━━ INFORMATION SUPPLIED ━━
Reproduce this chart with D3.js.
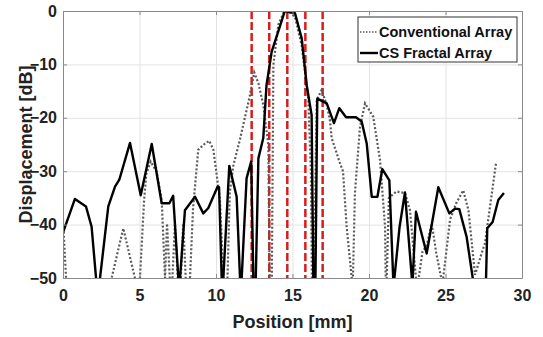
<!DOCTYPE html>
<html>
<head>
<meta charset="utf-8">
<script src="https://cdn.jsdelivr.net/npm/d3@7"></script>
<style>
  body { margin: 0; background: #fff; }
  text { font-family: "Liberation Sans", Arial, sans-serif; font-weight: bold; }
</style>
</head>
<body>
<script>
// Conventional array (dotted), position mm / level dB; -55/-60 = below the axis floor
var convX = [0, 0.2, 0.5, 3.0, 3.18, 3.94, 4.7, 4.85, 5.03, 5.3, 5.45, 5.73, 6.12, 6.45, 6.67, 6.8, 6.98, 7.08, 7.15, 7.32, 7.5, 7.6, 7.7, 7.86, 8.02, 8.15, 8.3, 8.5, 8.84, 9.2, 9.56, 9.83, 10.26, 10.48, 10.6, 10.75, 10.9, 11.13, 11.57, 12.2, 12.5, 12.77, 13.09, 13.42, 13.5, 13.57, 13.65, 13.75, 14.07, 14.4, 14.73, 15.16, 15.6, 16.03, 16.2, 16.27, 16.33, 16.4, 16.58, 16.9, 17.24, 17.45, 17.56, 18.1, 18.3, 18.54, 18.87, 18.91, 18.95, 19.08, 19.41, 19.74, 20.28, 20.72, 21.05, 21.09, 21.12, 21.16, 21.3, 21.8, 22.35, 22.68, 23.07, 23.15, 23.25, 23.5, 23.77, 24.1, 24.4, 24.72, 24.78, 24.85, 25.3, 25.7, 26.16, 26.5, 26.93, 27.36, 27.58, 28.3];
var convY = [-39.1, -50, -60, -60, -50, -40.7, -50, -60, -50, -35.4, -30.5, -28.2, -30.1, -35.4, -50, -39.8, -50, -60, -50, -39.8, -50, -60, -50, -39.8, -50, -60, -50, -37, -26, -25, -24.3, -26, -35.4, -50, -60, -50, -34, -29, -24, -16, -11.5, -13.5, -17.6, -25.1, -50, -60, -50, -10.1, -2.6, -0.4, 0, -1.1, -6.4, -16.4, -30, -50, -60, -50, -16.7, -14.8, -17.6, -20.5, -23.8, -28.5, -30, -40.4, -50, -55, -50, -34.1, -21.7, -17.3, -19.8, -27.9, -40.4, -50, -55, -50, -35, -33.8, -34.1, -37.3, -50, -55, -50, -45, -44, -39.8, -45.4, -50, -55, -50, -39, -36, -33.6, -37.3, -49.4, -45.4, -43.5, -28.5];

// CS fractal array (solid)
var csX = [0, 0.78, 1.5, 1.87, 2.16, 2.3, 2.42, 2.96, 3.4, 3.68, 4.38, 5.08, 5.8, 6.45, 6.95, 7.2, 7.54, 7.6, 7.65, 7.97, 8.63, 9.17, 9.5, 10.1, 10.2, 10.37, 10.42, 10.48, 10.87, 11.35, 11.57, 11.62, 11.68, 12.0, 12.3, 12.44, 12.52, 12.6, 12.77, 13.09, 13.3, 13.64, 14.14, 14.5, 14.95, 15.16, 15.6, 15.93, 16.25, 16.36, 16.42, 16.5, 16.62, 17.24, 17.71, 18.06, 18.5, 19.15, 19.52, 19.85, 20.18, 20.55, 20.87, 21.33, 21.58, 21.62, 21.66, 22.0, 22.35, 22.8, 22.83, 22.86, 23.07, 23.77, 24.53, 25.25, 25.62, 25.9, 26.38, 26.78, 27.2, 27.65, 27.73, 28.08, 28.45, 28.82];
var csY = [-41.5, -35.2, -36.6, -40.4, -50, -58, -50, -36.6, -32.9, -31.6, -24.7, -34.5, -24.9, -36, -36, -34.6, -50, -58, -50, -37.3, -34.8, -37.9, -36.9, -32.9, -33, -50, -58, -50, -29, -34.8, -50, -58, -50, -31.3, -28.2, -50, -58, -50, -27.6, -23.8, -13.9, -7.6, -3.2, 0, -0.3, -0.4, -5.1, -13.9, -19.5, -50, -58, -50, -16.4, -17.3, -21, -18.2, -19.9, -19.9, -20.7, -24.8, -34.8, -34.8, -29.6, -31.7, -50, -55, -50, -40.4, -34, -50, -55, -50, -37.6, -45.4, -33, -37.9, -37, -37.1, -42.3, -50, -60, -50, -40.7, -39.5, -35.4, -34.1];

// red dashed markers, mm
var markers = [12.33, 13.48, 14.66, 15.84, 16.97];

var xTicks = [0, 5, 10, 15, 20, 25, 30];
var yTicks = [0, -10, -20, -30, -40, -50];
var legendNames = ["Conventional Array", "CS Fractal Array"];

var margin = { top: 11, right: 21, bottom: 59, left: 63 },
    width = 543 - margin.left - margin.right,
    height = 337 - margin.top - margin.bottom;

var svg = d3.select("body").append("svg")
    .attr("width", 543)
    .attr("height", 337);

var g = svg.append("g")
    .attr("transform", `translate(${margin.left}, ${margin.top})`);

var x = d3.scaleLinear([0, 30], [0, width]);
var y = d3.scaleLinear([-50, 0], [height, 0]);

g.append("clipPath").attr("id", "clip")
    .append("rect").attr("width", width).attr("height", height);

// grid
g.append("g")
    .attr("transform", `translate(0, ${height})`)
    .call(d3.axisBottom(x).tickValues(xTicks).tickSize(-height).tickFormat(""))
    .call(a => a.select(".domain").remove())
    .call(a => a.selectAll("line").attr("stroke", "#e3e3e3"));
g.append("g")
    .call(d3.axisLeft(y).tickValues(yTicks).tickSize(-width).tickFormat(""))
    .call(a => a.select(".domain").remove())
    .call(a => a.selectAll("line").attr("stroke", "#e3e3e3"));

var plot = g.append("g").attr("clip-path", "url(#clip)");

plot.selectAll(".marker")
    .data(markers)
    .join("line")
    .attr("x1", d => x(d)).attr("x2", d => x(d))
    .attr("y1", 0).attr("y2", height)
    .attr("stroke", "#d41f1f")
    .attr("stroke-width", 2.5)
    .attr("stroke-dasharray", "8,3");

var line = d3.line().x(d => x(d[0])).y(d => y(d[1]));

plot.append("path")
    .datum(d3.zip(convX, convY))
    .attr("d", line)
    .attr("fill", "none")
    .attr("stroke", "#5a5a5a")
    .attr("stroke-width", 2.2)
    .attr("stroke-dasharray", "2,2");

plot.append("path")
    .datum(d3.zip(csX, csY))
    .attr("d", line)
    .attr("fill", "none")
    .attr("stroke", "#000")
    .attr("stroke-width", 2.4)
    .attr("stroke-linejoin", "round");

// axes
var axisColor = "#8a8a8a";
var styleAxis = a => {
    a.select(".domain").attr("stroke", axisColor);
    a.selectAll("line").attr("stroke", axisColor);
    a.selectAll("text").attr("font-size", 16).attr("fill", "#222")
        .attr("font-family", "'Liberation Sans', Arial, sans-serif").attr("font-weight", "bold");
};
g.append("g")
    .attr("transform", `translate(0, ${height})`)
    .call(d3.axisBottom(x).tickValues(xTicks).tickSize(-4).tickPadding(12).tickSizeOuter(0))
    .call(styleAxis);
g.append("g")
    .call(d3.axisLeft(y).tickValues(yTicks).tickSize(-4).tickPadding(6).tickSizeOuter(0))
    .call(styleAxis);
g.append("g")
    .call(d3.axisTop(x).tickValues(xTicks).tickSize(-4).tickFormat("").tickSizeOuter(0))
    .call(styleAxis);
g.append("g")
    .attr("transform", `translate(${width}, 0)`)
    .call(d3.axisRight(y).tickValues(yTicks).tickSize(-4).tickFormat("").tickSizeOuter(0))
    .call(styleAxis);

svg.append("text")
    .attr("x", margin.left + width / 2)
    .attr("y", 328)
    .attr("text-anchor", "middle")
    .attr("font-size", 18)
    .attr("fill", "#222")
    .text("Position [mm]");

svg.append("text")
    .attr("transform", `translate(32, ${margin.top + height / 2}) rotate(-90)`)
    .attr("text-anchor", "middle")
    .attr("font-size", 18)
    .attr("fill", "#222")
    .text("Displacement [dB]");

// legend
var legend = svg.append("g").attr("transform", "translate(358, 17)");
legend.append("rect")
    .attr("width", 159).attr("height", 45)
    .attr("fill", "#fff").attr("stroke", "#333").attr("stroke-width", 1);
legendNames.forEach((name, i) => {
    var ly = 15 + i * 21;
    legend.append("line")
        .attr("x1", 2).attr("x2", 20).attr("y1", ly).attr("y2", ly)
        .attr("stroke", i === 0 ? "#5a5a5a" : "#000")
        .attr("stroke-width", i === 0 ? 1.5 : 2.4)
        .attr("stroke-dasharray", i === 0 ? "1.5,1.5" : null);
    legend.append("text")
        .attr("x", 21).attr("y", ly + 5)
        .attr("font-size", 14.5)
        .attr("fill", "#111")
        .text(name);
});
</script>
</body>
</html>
━━━
*EXERCISE AIM*:
From the first line of the listing above, repeat every line through the one holding "-45.4, -43.5, -28.5];". Both ends count, and pictures stay out.

*FULL RESPONSE*:
Reproduce this chart with D3.js.
<!DOCTYPE html>
<html>
<head>
<meta charset="utf-8">
<script src="https://cdn.jsdelivr.net/npm/d3@7"></script>
<style>
  body { margin: 0; background: #fff; }
  text { font-family: "Liberation Sans", Arial, sans-serif; font-weight: bold; }
</style>
</head>
<body>
<script>
// Conventional array (dotted), position mm / level dB; -55/-60 = below the axis floor
var convX = [0, 0.2, 0.5, 3.0, 3.18, 3.94, 4.7, 4.85, 5.03, 5.3, 5.45, 5.73, 6.12, 6.45, 6.67, 6.8, 6.98, 7.08, 7.15, 7.32, 7.5, 7.6, 7.7, 7.86, 8.02, 8.15, 8.3, 8.5, 8.84, 9.2, 9.56, 9.83, 10.26, 10.48, 10.6, 10.75, 10.9, 11.13, 11.57, 12.2, 12.5, 12.77, 13.09, 13.42, 13.5, 13.57, 13.65, 13.75, 14.07, 14.4, 14.73, 15.16, 15.6, 16.03, 16.2, 16.27, 16.33, 16.4, 16.58, 16.9, 17.24, 17.45, 17.56, 18.1, 18.3, 18.54, 18.87, 18.91, 18.95, 19.08, 19.41, 19.74, 20.28, 20.72, 21.05, 21.09, 21.12, 21.16, 21.3, 21.8, 22.35, 22.68, 23.07, 23.15, 23.25, 23.5, 23.77, 24.1, 24.4, 24.72, 24.78, 24.85, 25.3, 25.7, 26.16, 26.5, 26.93, 27.36, 27.58, 28.3];
var convY = [-39.1, -50, -60, -60, -50, -40.7, -50, -60, -50, -35.4, -30.5, -28.2, -30.1, -35.4, -50, -39.8, -50, -60, -50, -39.8, -50, -60, -50, -39.8, -50, -60, -50, -37, -26, -25, -24.3, -26, -35.4, -50, -60, -50, -34, -29, -24, -16, -11.5, -13.5, -17.6, -25.1, -50, -60, -50, -10.1, -2.6, -0.4, 0, -1.1, -6.4, -16.4, -30, -50, -60, -50, -16.7, -14.8, -17.6, -20.5, -23.8, -28.5, -30, -40.4, -50, -55, -50, -34.1, -21.7, -17.3, -19.8, -27.9, -40.4, -50, -55, -50, -35, -33.8, -34.1, -37.3, -50, -55, -50, -45, -44, -39.8, -45.4, -50, -55, -50, -39, -36, -33.6, -37.3, -49.4, -45.4, -43.5, -28.5];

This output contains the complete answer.